Paw Print has been my safe haven at school. No matter what was going on in my life or how I was feeling, I knew that everything would be okay while I was there. The Paw Print room was the home of many bursts of extremely loud laughter, rant sessions, tears, teachers walking in during inappropriate conversations and most importantly the touching relationships I’ve formed with my fellow staff writers and editors. Room 315 has been a place for my growth since the time I was an annoying and over-eager freshman who could not ever shut up during her Introduction to Journalism class to a hopefully less annoying senior, but also a more accomplished writer thanks to Mrs. Fox’s kind, yet blunt guidance.

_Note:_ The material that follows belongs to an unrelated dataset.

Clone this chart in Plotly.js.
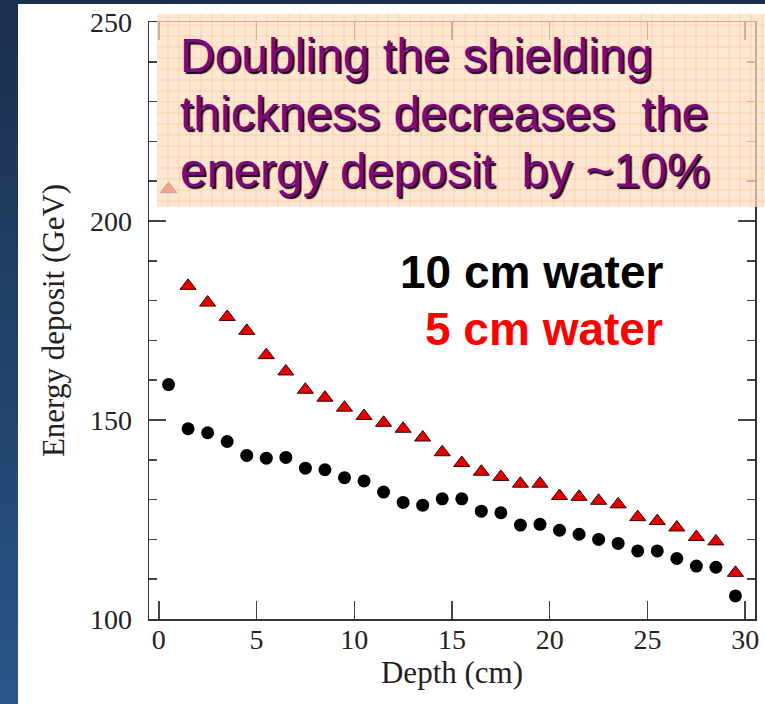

PRP has allowed me to grow and mature in all of the ways that I have needed to. I’m beyond thankful for all of my caring and supportive teachers who have helped me achieve goals throughout high school. PRP has been such a great community to spend these past four years at and I’m so grateful to have all of the heart touching memories to look back on with my class.
Winnie the Pooh once said, “How lucky am I to have something that makes saying goodbye so hard.” Saying goodbye to PRP is one of the hardest things I’ve had to do. Soon all of my friends I spent the last four years having movie marathons, shopping sprees, going to football games, and Qdoba meetups with will be separated and starting a new chapter in our lives. Graduation is a bittersweet experience because as sad as I am to move on from the amazing four years, it means everyone gets to pursue their goals and for us to start the rest of our lives. Goodbye PRP. Thank you for these unforgettable four years.
To my fellow seniors:
I know that our senior has not gone as planned and we aren’t getting the perfect senior year that we imagined, but I am so glad to have so many amazing memories with our class. While we can’t change the decisions that the Governor has made to protect public health, we can focus on the positive and do as many things that make us happy. At least our senior year was unforgettable!